Comment: CEFC turns property spruiker
The much-maligned Clean Energy Finance Corporation has perhaps one redeeming feature - the predictability of its public relations flow to showcase the futility of its endeavour.
The CEFC's latest effort is to plough up to A$125 million into a vehicle called the High Income Sustainable Office Trust.
The Corporation, a plaything of Greens-leaning bankers, bequeathed to the nation by the recently ousted minority Labor government, asserted in a media release yesterday that improvements to older commercial buildings will "bring properties to the equivalent of at least 4.5 stars under the National Australian Built Environment Rating System."
HISOT "will buy, own, refurbish and introduce sustainability improvements in up to a dozen commercial office properties," in a fund planning to mobilise $400 million in investment.
"About 20 per cent of Australia's national greenhouse gas emissions come from buildings, and commercial buildings account for nearly half of these. More than 90 per cent of the emissions from commercial buildings comes from the consumption of grid-supplied electricity," CEFC CEO Oliver Yates said in his release.
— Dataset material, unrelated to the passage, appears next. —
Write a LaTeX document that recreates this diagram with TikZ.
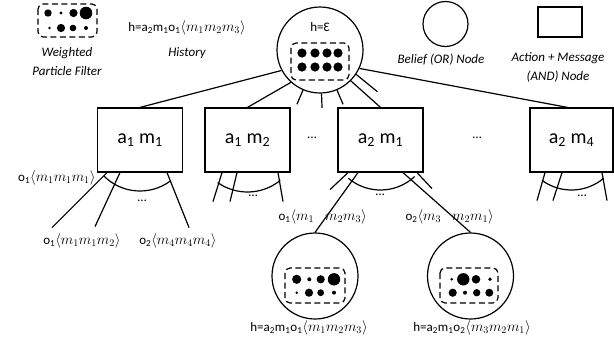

Energy efficient commercial buildings use less electricity and command higher rents, leading the green bank into a world that promises "high income" returns, Yates said.
The effectiveness of the CEFC in addressing this social problem is rarely considered, nor is the apparent shortage of deals suitable to soak up its resources.
Marketed early on as a "$3 billion bank" the CEFC has still so far only committed $1 billion or so in finance.